Demo cass. circa 1995
Before there was Red Fang, the Juanita Family or the Last of the Juanitas there was Iscariot. Actually before that I believe there was Fat Pig, but I never saw them. This was the collaboration of Lana Rebel and Bryan Giles prior to moving to San Diego and forming the Last of the Juanitas and if I didn’t know the history you could have told me this was a Last of the Juanitias demo or their 1st album and I wouldn’t have questioned it. The drummer, Mark, had a more metal style, but was equally as dynamic as the Last of the Juanitas drummer. This was one of the earliest bands I saw that played hard, heavy music that threw typical song structure and timing on its head. A term like jazz-metal makes them sound absolutely horrible, but great bands like Don Caballero and Iceburn worked similar territory in the mid-90s, if that helps. This approach to song structure has been applied to just about every genre of music today, but when I first saw them do it, it was jaw dropping.

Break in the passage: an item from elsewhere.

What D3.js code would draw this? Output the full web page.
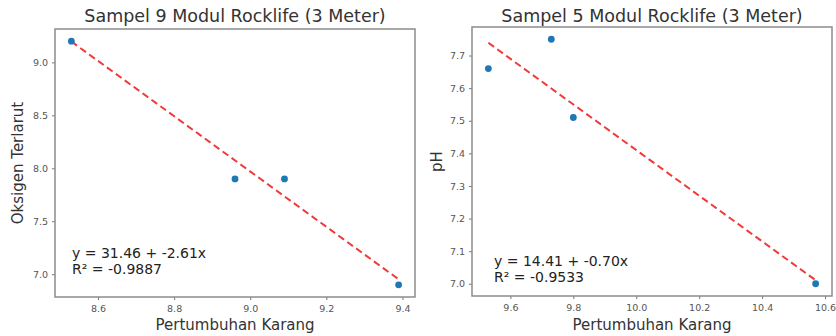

And this demo has aged well. When I tell people one of my bands played with them and Kyuss at the DPC (to about 12 people) they get all excited about Kyuss, but Iscariot was infinitely more interesting and memorable. Lana recently moved back to Tucson and has been playing around town solo-acoustic. I haven’t seen her play yet, but she is always a pleasure to run into. Brian is probably on tour with Red Fang. Not to be confused with about half a dozen other bands that were called Iscariot or Judas Iscariot in the mid-90s.

5/19/11

Irving

demo cass. 1994
Before there was the Weird Lovemakers there was Irving. It was Petix and Gerard with Bob Fanning (the Fells, Bob Fanning Trio) on bass and another guitarist. A lot of these songs would end up being early Weird Lovemakers songs, but here they’re recorded in a more primitive minimal fashion. Most of the rest of these songs are early Petix gems that I hadn’t heard until I recently found this demo on Jason Willis’s “Demo Ape” blog site. The first time I saw Petix he was playing in a band called the Blink Dogs at a party in a one room house behind the Circle K at Speedway and 6th. He had a full beard and mustache and a big Jew-fro, but half of his head and face was shaved vertically, including his eyebrow so he looked like some kind of super villain from a comic book, which is probably the highest complement you could give him.

5/17/11

the Weird Lovemakers

the weird lovemakers are dead-unreleased LP circa 2002(?)
Despite what the artwork on the cover says this was not released as Recess Record # 97. This release has a long history behind who was going to put it out, when it was coming out and what it was going to be called, but nobody has released it to date. It’s their last recording and some of their best stuff. It’s rare that four real music geeks end up in the same band together, but when it happens the result is usually your new favorite band. That lightning would strike twice for Jason (gtr) and Gerard (drms) when they hooked up with Travis Spillers and Matt Rendon in the Knockout Pills after the Weird Lovemakers split up. WLM shows were always fun and they were that one punk band that could play the “cooler” venues regularly and the squares and hipsters liked them. That’s because this shit is catchy as hell.